Problem Description
Given an integer array nums, count the valid ways to partition it into two non-empty parts such that the sum of the left part equals the sum of the right part. You may change at most one element in nums to a given value k (or leave the array unchanged) to maximize the number of such valid partitions.
Key Insights
- Use the prefix sum technique to quickly compute sums of subarrays.
- A valid pivot index exists when the prefix sum equals half of the total sum (which must then be even).
- Changing one element affects all prefix sums from that index onward by a fixed diff = k - original_value.
- Pre-calculate the valid partition count for the unchanged array.
- Evaluate the impact of modifying each index by adjusting the prefix sums and count pivots accordingly.

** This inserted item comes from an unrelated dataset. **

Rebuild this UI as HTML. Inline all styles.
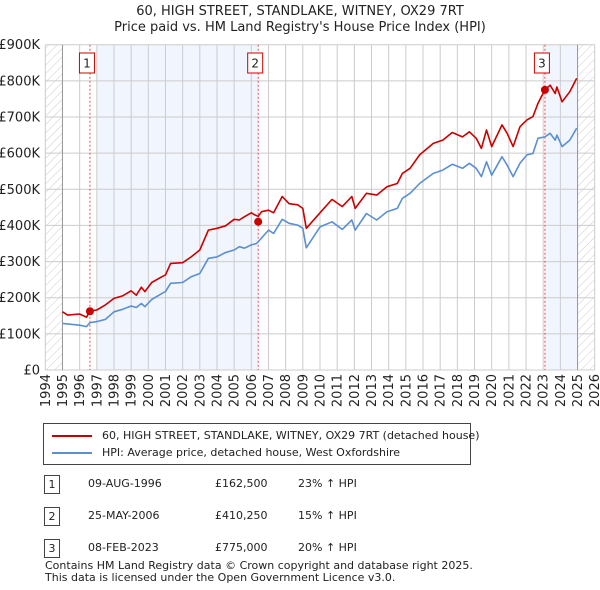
<!DOCTYPE html>
<html><head><meta charset="utf-8"><style>
body{margin:0;background:#fff;font-family:"Liberation Sans","DejaVu Sans",sans-serif;}
svg{display:block}
</style></head><body>
<svg id="c" width="600" height="590" xmlns="http://www.w3.org/2000/svg" font-family="DejaVu Sans, Liberation Sans, sans-serif"></svg>
<script>
const hpiYears=[1995,1996,1996.4,1996.6,1997,1997.5,1998,1998.5,1999,1999.3,1999.6,1999.8,2000.2,2000.8,2001,2001.3,2002,2002.5,2003,2003.5,2004,2004.5,2005,2005.3,2005.6,2006,2006.3,2006.5,2007,2007.3,2007.8,2008.2,2008.7,2009,2009.2,2010,2010.7,2011.3,2011.85,2012.05,2012.7,2013.3,2013.9,2014.5,2014.8,2015.25,2015.8,2016.6,2017.15,2017.7,2018.3,2018.7,2019.1,2019.4,2019.7,2020,2020.6,2020.9,2021.25,2021.65,2022.05,2022.4,2022.7,2023.1,2023.4,2023.7,2023.8,2024.1,2024.55,2024.95];
const hpiValues=[129,124,120,131,134,140,161,168,177,173,184,175,195,212,217,240,242,258,267,309,313,325,332,341,337,346,350,360,387,378,417,406,401,392,338,396,410,389,415,387,433,415,438,447,475,489,516,544,553,569,558,572,558,535,576,539,590,567,535,572,595,599,641,645,655,636,650,618,636,669];
const priceYears=[1995,1995.3,1996,1996.4,1996.6,1997,1997.5,1998,1998.5,1999,1999.3,1999.6,1999.8,2000.2,2000.8,2001,2001.3,2002,2002.5,2003,2003.5,2004,2004.5,2005,2005.3,2005.6,2006,2006.2,2006.4,2006.6,2007,2007.3,2007.8,2008.2,2008.7,2009,2009.2,2010,2010.7,2011.3,2011.85,2012.05,2012.7,2013.3,2013.9,2014.5,2014.8,2015.25,2015.8,2016.6,2017.15,2017.7,2018.3,2018.7,2019.1,2019.4,2019.7,2020,2020.6,2020.9,2021.25,2021.65,2022.05,2022.4,2022.7,2023.1,2023.4,2023.7,2023.8,2024.1,2024.55,2024.95];
const priceValues=[161,152,155,146,163,166,180,198,205,219,207,229,217,242,258,263,295,297,313,332,387,392,399,417,415,424,435,429,425,438,442,435,480,460,457,447,392,435,472,452,480,447,489,484,507,516,544,558,595,627,636,657,645,659,641,613,664,618,678,655,618,673,692,701,738,775,788,765,783,742,770,807];
const saleYears=[1996.6,2006.4,2023.1];
const salePrices=[162.5,410.25,775];
const saleLabels=["1","2","3"];
const yTicks=[0,100,200,300,400,500,600,700,800,900];
const yTickLabels=["£0","£100K","£200K","£300K","£400K","£500K","£600K","£700K","£800K","£900K"];
const xTicks=[1994,1995,1996,1997,1998,1999,2000,2001,2002,2003,2004,2005,2006,2007,2008,2009,2010,2011,2012,2013,2014,2015,2016,2017,2018,2019,2020,2021,2022,2023,2024,2025,2026];

const NS="http://www.w3.org/2000/svg";
const svg=document.getElementById('c');
const X0=45.3,X1=594.7,Y0=370,Y1=44.7;
const xs=y=>X0+(y-1994)/32*(X1-X0);
const ys=v=>Y0-v/900*(Y0-Y1);
function mk(tag,attrs,parent){const e=document.createElementNS(NS,tag);for(const k in attrs)e.setAttribute(k,attrs[k]);(parent||svg).appendChild(e);return e;}

const defs=mk('defs',{});
const pat=mk('pattern',{id:'hatch',width:6,height:6,patternUnits:'userSpaceOnUse',patternTransform:'rotate(45)'},defs);
mk('line',{x1:0,y1:0,x2:0,y2:6,stroke:'#ccc','stroke-width':1},pat);

let e;
e=mk('rect',{x:xs(1994),y:Y1,width:xs(1995)-xs(1994),height:Y0-Y1,fill:'url(#hatch)'});

e=mk('rect',{x:xs(2025),y:Y1,width:xs(2026)-xs(2025),height:Y0-Y1,fill:'url(#hatch)'});

e=mk('rect',{x:xs(1997),y:Y1,width:xs(saleYears[1])-xs(1997),height:Y0-Y1,fill:'#eef3fc',opacity:0.8});

e=mk('rect',{x:xs(saleYears[2]),y:Y1,width:xs(2025)-xs(saleYears[2]),height:Y0-Y1,fill:'#eef3fc',opacity:0.8});


yTicks.forEach((t,i)=>{
  const l=mk('line',{x1:X0,x2:X1,y1:ys(t),y2:ys(t),stroke:'#ccc','stroke-width':1});
  
  const tx=mk('text',{x:40,y:ys(t)+4.5,'text-anchor':'end','font-size':13,fill:'#222'});
  tx.textContent=yTickLabels[i];
  
});
xTicks.forEach(t=>{
  const l=mk('line',{x1:xs(t),x2:xs(t),y1:Y1,y2:Y0,stroke:'#ccc','stroke-width':1});
  
  const tx=mk('text',{x:0,y:0,'text-anchor':'end','font-size':13,fill:'#222',transform:`translate(${xs(t)+4.5},374) rotate(-90)`});
  tx.textContent=t;
  
});
e=mk('line',{x1:xs(1995),x2:xs(1995),y1:Y1,y2:Y0,stroke:'#999','stroke-width':1});

e=mk('line',{x1:xs(2025),x2:xs(2025),y1:Y1,y2:Y0,stroke:'#999','stroke-width':1});


saleYears.forEach((s,i)=>{
  const l=mk('line',{x1:xs(s),x2:xs(s),y1:Y1,y2:Y0,stroke:'#e05050','stroke-width':1,'stroke-dasharray':'2,2'});
  
  const bx=xs(s)-10.5;
  const r=mk('rect',{x:bx,y:53,width:15,height:20,fill:'#fff',stroke:'#c00','stroke-width':1});
  
  const t=mk('text',{x:bx+7.5,y:67.5,'text-anchor':'middle','font-size':12,fill:'#222'});
  t.textContent=saleLabels[i];
  
});

function line(xa,va,color,name){
  const d=xa.map((y,i)=>(i?'L':'M')+xs(y).toFixed(1)+','+ys(va[i]).toFixed(1)).join('');
  const p=mk('path',{d:d,fill:'none',stroke:color,'stroke-width':1.6,'stroke-linejoin':'round'});
  
}
line(hpiYears,hpiValues,'#5b8fd4','hpi-line');
line(priceYears,priceValues,'#cc0000','price-line');
saleYears.forEach((s,i)=>{
  const c=mk('circle',{cx:xs(s),cy:ys(salePrices[i]),r:4,fill:'#cc0000'});
  
});
</script>
<div style="position:absolute;left:0;top:0;width:600px;text-align:center;font-size:13px;color:#222;line-height:16px;font-family:'DejaVu Sans','Liberation Sans',sans-serif">
<div style="margin-top:4px">60, HIGH STREET, STANDLAKE, WITNEY, OX29 7RT</div>
<div>Price paid vs. HM Land Registry's House Price Index (HPI)</div></div>
<div style="position:absolute;left:43px;top:423px;width:426px;height:40px;border:1px solid #444;font-size:11px;font-family:'DejaVu Sans','Liberation Sans',sans-serif;color:#222">
<div style="position:absolute;left:8px;top:5px;white-space:nowrap"><span style="display:inline-block;width:40px;height:2px;background:#cc0000;vertical-align:middle;margin-right:10px"></span>60, HIGH STREET, STANDLAKE, WITNEY, OX29 7RT (detached house)</div>
<div style="position:absolute;left:8px;top:22px;white-space:nowrap"><span style="display:inline-block;width:40px;height:2px;background:#5b8fd4;vertical-align:middle;margin-right:10px"></span>HPI: Average price, detached house, West Oxfordshire</div>
</div>
<div style="position:absolute;left:0;top:0;font-size:11px;font-family:'DejaVu Sans','Liberation Sans',sans-serif;color:#222">
<div>
<div style="position:absolute;left:44px;top:475px;width:14px;height:17px;border:1px solid #444;text-align:center;line-height:17px">1</div>
<div style="position:absolute;left:88px;top:477px;white-space:nowrap">09-AUG-1996</div>
<div style="position:absolute;left:215px;top:477px">£162,500</div>
<div style="position:absolute;left:298px;top:477px;white-space:nowrap">23% ↑ HPI</div></div>
<div>
<div style="position:absolute;left:44px;top:507px;width:14px;height:17px;border:1px solid #444;text-align:center;line-height:17px">2</div>
<div style="position:absolute;left:88px;top:509px;white-space:nowrap">25-MAY-2006</div>
<div style="position:absolute;left:215px;top:509px">£410,250</div>
<div style="position:absolute;left:298px;top:509px;white-space:nowrap">15% ↑ HPI</div></div>
<div>
<div style="position:absolute;left:44px;top:539px;width:14px;height:17px;border:1px solid #444;text-align:center;line-height:17px">3</div>
<div style="position:absolute;left:88px;top:541px;white-space:nowrap">08-FEB-2023</div>
<div style="position:absolute;left:215px;top:541px">£775,000</div>
<div style="position:absolute;left:298px;top:541px;white-space:nowrap">20% ↑ HPI</div></div>
</div>
<div style="position:absolute;left:45px;top:560px;font-size:11px;line-height:12px;color:#222;font-family:'DejaVu Sans','Liberation Sans',sans-serif">Contains HM Land Registry data © Crown copyright and database right 2025.<br>This data is licensed under the Open Government Licence v3.0.</div>
</body></html>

- Careful handling of indices is required: for pivots before the modified index, no adjustment is made; for pivots at or after the modified index, add the diff.
Space and Time Complexity
Time Complexity: O(n^2) in a naive evaluation per index, but can be optimized to O(n) with precomputation and hash maps. Space Complexity: O(n) due to usage of prefix sums and dictionaries.
Solution
We first compute the total sum of the array. If the total is even, we calculate prefix sums to count the valid partitions without modification (where prefix sum equals total/2). Then for each index, consider changing nums[i] to k. This change introduces a diff = k - nums[i] which affects all subsequent prefix sums. By separating the counting into two cases (pivots before i and pivots at or after i) and comparing their adjusted sums to the target (newTotal/2), we determine the number of valid partitions after the modification. Finally, we return the maximum count from either modifying one element or keeping the array unchanged.